# GIVEN INSTRUCTION
Go through the entries below and copy each line containing the word "that".

# PROVIDED RECORDS
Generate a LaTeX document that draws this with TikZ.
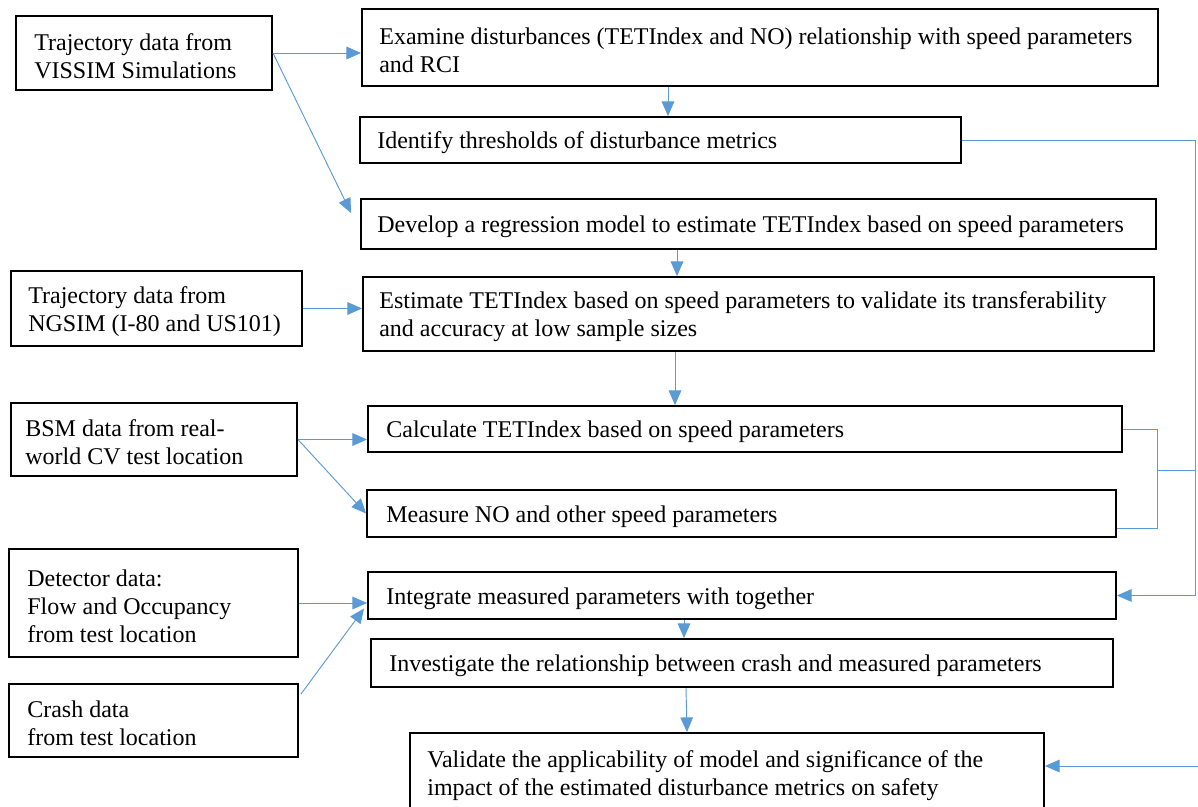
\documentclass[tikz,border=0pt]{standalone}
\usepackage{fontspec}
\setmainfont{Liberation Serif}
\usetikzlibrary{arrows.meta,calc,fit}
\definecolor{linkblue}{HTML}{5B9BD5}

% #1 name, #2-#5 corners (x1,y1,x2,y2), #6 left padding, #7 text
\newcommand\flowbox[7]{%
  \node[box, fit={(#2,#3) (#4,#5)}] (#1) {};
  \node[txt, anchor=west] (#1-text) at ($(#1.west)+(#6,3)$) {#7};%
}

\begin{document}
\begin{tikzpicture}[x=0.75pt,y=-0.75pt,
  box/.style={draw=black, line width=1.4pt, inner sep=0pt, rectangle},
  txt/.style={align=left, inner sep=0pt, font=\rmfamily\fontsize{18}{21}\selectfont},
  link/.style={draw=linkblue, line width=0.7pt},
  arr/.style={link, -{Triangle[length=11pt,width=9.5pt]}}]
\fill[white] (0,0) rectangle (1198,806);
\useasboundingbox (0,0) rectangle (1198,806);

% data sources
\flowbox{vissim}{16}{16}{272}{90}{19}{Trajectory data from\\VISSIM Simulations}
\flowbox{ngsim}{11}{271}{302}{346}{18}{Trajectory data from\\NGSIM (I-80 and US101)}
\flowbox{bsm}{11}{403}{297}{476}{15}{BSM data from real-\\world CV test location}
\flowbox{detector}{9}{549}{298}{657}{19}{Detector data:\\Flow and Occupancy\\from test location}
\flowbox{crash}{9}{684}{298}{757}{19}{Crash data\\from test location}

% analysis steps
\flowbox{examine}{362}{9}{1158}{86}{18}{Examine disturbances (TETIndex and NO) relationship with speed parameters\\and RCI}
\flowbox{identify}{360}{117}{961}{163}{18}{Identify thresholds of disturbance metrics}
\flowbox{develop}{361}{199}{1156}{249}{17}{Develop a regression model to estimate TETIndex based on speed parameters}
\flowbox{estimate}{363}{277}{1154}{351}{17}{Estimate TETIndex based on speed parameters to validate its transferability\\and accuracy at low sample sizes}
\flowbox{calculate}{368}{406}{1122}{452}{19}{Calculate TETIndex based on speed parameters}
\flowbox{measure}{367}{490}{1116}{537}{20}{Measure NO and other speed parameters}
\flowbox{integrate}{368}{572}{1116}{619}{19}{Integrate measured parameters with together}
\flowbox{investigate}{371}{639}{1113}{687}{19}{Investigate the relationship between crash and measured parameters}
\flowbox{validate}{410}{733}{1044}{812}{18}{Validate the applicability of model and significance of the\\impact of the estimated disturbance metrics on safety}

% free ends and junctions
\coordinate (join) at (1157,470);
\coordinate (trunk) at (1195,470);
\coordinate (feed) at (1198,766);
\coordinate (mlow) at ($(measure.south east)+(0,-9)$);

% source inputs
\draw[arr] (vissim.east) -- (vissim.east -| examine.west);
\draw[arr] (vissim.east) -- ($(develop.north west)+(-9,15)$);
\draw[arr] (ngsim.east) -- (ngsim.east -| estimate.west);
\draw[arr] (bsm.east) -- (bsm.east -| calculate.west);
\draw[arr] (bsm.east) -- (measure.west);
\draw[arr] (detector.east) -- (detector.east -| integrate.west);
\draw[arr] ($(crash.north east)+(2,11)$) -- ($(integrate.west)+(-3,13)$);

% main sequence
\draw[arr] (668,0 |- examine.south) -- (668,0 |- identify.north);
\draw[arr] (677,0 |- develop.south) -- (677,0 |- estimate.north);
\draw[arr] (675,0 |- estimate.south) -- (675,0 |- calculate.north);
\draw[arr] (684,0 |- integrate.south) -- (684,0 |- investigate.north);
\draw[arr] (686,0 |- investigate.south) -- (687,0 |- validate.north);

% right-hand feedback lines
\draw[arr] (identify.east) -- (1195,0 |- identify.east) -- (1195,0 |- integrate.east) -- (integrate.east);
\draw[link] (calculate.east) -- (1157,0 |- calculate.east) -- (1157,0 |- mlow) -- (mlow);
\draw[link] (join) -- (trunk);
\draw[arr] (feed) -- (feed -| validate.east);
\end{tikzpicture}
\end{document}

---

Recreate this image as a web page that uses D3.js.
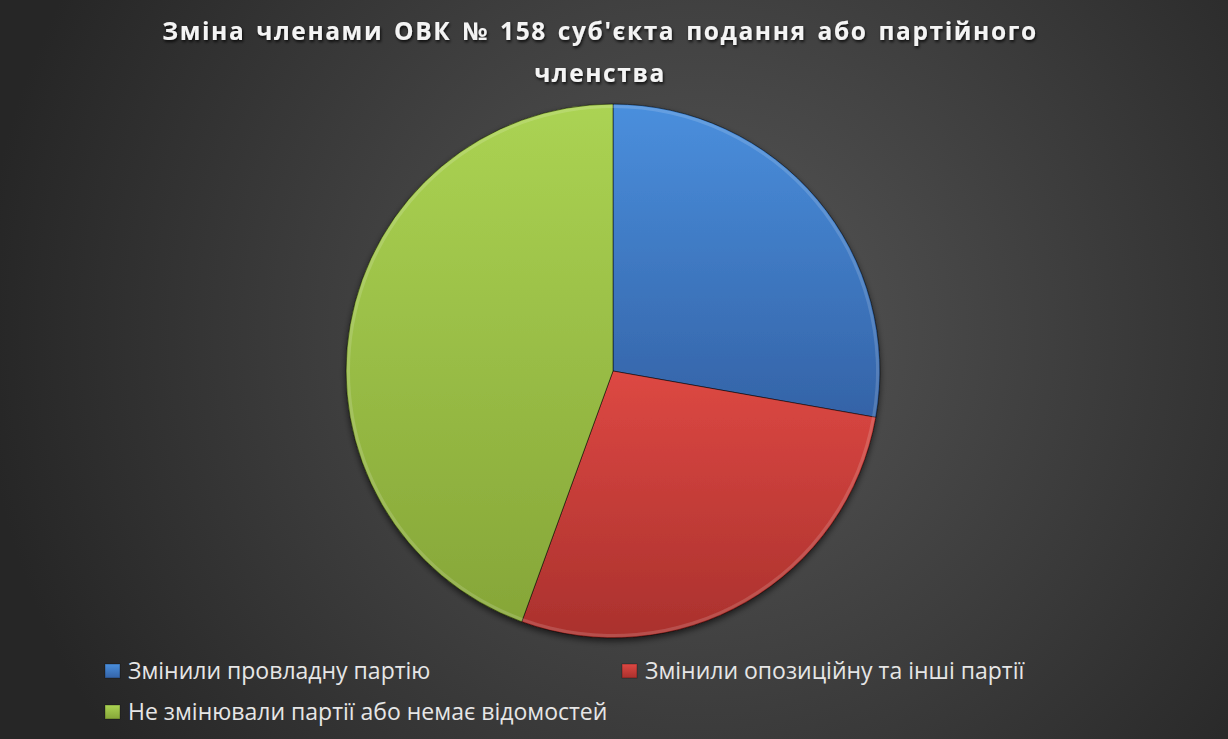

# FINISHED EXERCISE
Generate a LaTeX document that draws this with TikZ.
Recreate this image as a web page that uses D3.js.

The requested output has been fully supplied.